Working data:

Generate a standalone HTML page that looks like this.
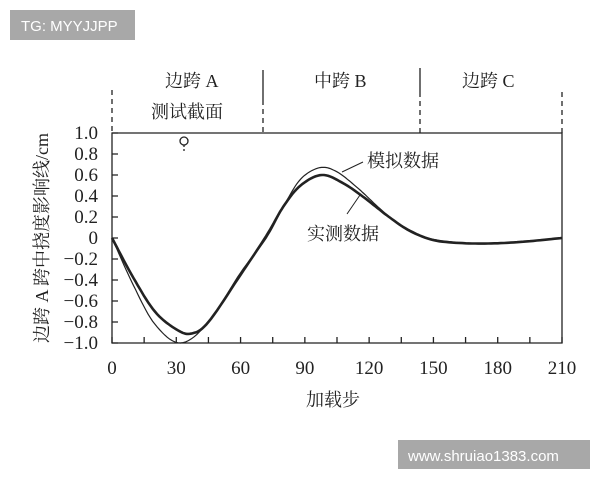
<!DOCTYPE html>
<html><head><meta charset="utf-8"><style>
body{margin:0;background:#fff;width:600px;height:480px;overflow:hidden}
text{font-family:"Liberation Serif","Noto Serif CJK SC",serif;fill:#222}
</style></head><body>
<svg id="s" width="600" height="480" xmlns="http://www.w3.org/2000/svg">
<rect x="10" y="10" width="125" height="30" fill="#a8a8a8"/>
<text x="21" y="31" style="font-family:'Liberation Sans',sans-serif;font-size:15px;fill:#fff">TG: MYYJJPP</text>
<rect x="398" y="440" width="192" height="29" fill="#a8a8a8"/>
<text x="408" y="461" style="font-family:'Liberation Sans',sans-serif;font-size:15px;fill:#fff">www.shruiao1383.com</text>
<g stroke="#222" stroke-width="1.3" fill="none">
<path d="M112 133H562V343H112Z"/>
<path d="M112 90V133M263 100V133M420 92V133M562 92V133" stroke-dasharray="5,4"/>
<path d="M263 70V100M420 68V92"/>
<circle cx="184" cy="141" r="4"/>
<path d="M184 145V152" stroke-dasharray="2,2"/>
<path d="M363 162L342 172M347 214L360 195" stroke-width="1"/>
<g id="ticks"></g>
<path id="m" stroke-width="1.2"/>
<path id="e" stroke-width="2.6"/>
</g>
<g font-size="18">
<text x="165" y="87">边跨 A</text>
<text x="151" y="118">测试截面</text>
<text x="314" y="87">中跨 B</text>
<text x="462" y="87">边跨 C</text>
<text x="367" y="167">模拟数据</text>
<text x="307" y="240">实测数据</text>
<text x="306" y="406">加载步</text>
<text transform="translate(48,238) rotate(-90)" text-anchor="middle">边跨 A 跨中挠度影响线/cm</text>
</g>
<g id="lbl" font-size="19"></g>
</svg>
<script>
var X=v=>112+v*450/210,Y=v=>238-v*105;
var t="",l="";
for(var i=0;i<=14;i++){var x=X(i*15);t+="M"+x+" 343V337";if(i%2==0)l+='<text x="'+x+'" y="374" text-anchor="middle">'+(i*15)+'</text>';}
for(var i=-5;i<=5;i++){var y=Y(i*0.2);t+="M112 "+y+"H118";var s=i==0?"0":(i<0?"−":"")+Math.abs(i*0.2).toFixed(1);l+='<text x="98" y="'+(y+6)+'" text-anchor="end">'+s+'</text>';}
document.getElementById("ticks").innerHTML='<path d="'+t+'"/>';
document.getElementById("lbl").innerHTML=l;
function cr(p){var d="M"+X(p[0][0])+" "+Y(p[0][1]);for(var i=0;i<p.length-1;i++){var p0=p[Math.max(0,i-1)],p1=p[i],p2=p[i+1],p3=p[Math.min(p.length-1,i+2)];for(var k=1;k<=10;k++){var u=k/10,u2=u*u,u3=u2*u;var f=(a,b,c,e)=>0.5*(2*b+(-a+c)*u+(2*a-5*b+4*c-e)*u2+(-a+3*b-3*c+e)*u3);d+="L"+X(f(p0[0],p1[0],p2[0],p3[0])).toFixed(1)+" "+Y(f(p0[1],p1[1],p2[1],p3[1])).toFixed(1);}}return d;}
document.getElementById("m").setAttribute("d",cr([[0,0],[10,-0.45],[20,-0.82],[32,-1.0],[45,-0.8],[60,-0.33],[72,0],[80,0.3],[88,0.56],[97,0.67],[105,0.63],[115,0.47],[125,0.28],[135,0.11],[145,0.01],[160,-0.04],[175,-0.05],[195,-0.03],[210,0]]));
document.getElementById("e").setAttribute("d",cr([[0,0],[10,-0.38],[20,-0.7],[30,-0.87],[37,-0.91],[45,-0.8],[60,-0.35],[72,0.02],[80,0.3],[88,0.5],[98,0.6],[108,0.52],[118,0.38],[128,0.22],[138,0.08],[150,-0.02],[165,-0.05],[180,-0.05],[195,-0.03],[210,0]]));
</script>
</body></html>
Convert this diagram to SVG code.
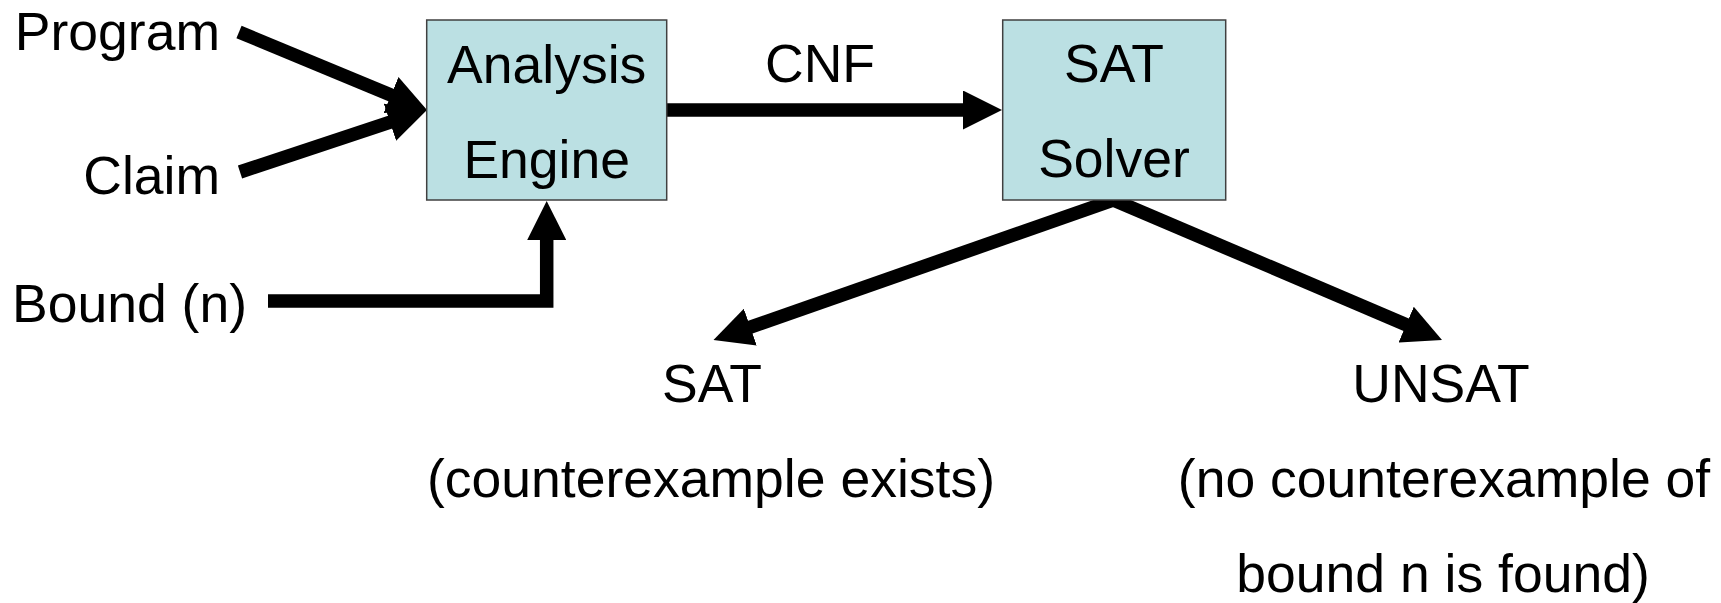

What you need to do: All of the records need repeating exactly, except for the pictures.

Solution for this task:
Generate a standalone HTML page that looks like this.
<!DOCTYPE html>
<html><head><meta charset="utf-8"><style>
body{margin:0;background:#fff;width:600px;height:480px;overflow:hidden}
text{font-family:"Liberation Serif","Noto Serif CJK SC",serif;fill:#222}
</style></head><body>
<svg id="s" width="600" height="480" xmlns="http://www.w3.org/2000/svg">
<rect x="10" y="10" width="125" height="30" fill="#a8a8a8"/>
<text x="21" y="31" style="font-family:'Liberation Sans',sans-serif;font-size:15px;fill:#fff">TG: MYYJJPP</text>
<rect x="398" y="440" width="192" height="29" fill="#a8a8a8"/>
<text x="408" y="461" style="font-family:'Liberation Sans',sans-serif;font-size:15px;fill:#fff">www.shruiao1383.com</text>
<g stroke="#222" stroke-width="1.3" fill="none">
<path d="M112 133H562V343H112Z"/>
<path d="M112 90V133M263 100V133M420 92V133M562 92V133" stroke-dasharray="5,4"/>
<path d="M263 70V100M420 68V92"/>
<circle cx="184" cy="141" r="4"/>
<path d="M184 145V152" stroke-dasharray="2,2"/>
<path d="M363 162L342 172M347 214L360 195" stroke-width="1"/>
<g id="ticks"></g>
<path id="m" stroke-width="1.2"/>
<path id="e" stroke-width="2.6"/>
</g>
<g font-size="18">
<text x="165" y="87">边跨 A</text>
<text x="151" y="118">测试截面</text>
<text x="314" y="87">中跨 B</text>
<text x="462" y="87">边跨 C</text>
<text x="367" y="167">模拟数据</text>
<text x="307" y="240">实测数据</text>
<text x="306" y="406">加载步</text>
<text transform="translate(48,238) rotate(-90)" text-anchor="middle">边跨 A 跨中挠度影响线/cm</text>
</g>
<g id="lbl" font-size="19"></g>
</svg>
<script>
var X=v=>112+v*450/210,Y=v=>238-v*105;
var t="",l="";
for(var i=0;i<=14;i++){var x=X(i*15);t+="M"+x+" 343V337";if(i%2==0)l+='<text x="'+x+'" y="374" text-anchor="middle">'+(i*15)+'</text>';}
for(var i=-5;i<=5;i++){var y=Y(i*0.2);t+="M112 "+y+"H118";var s=i==0?"0":(i<0?"−":"")+Math.abs(i*0.2).toFixed(1);l+='<text x="98" y="'+(y+6)+'" text-anchor="end">'+s+'</text>';}
document.getElementById("ticks").innerHTML='<path d="'+t+'"/>';
document.getElementById("lbl").innerHTML=l;
function cr(p){var d="M"+X(p[0][0])+" "+Y(p[0][1]);for(var i=0;i<p.length-1;i++){var p0=p[Math.max(0,i-1)],p1=p[i],p2=p[i+1],p3=p[Math.min(p.length-1,i+2)];for(var k=1;k<=10;k++){var u=k/10,u2=u*u,u3=u2*u;var f=(a,b,c,e)=>0.5*(2*b+(-a+c)*u+(2*a-5*b+4*c-e)*u2+(-a+3*b-3*c+e)*u3);d+="L"+X(f(p0[0],p1[0],p2[0],p3[0])).toFixed(1)+" "+Y(f(p0[1],p1[1],p2[1],p3[1])).toFixed(1);}}return d;}
document.getElementById("m").setAttribute("d",cr([[0,0],[10,-0.45],[20,-0.82],[32,-1.0],[45,-0.8],[60,-0.33],[72,0],[80,0.3],[88,0.56],[97,0.67],[105,0.63],[115,0.47],[125,0.28],[135,0.11],[145,0.01],[160,-0.04],[175,-0.05],[195,-0.03],[210,0]]));
document.getElementById("e").setAttribute("d",cr([[0,0],[10,-0.38],[20,-0.7],[30,-0.87],[37,-0.91],[45,-0.8],[60,-0.35],[72,0.02],[80,0.3],[88,0.5],[98,0.6],[108,0.52],[118,0.38],[128,0.22],[138,0.08],[150,-0.02],[165,-0.05],[180,-0.05],[195,-0.03],[210,0]]));
</script>
</body></html>
Convert this diagram to SVG code.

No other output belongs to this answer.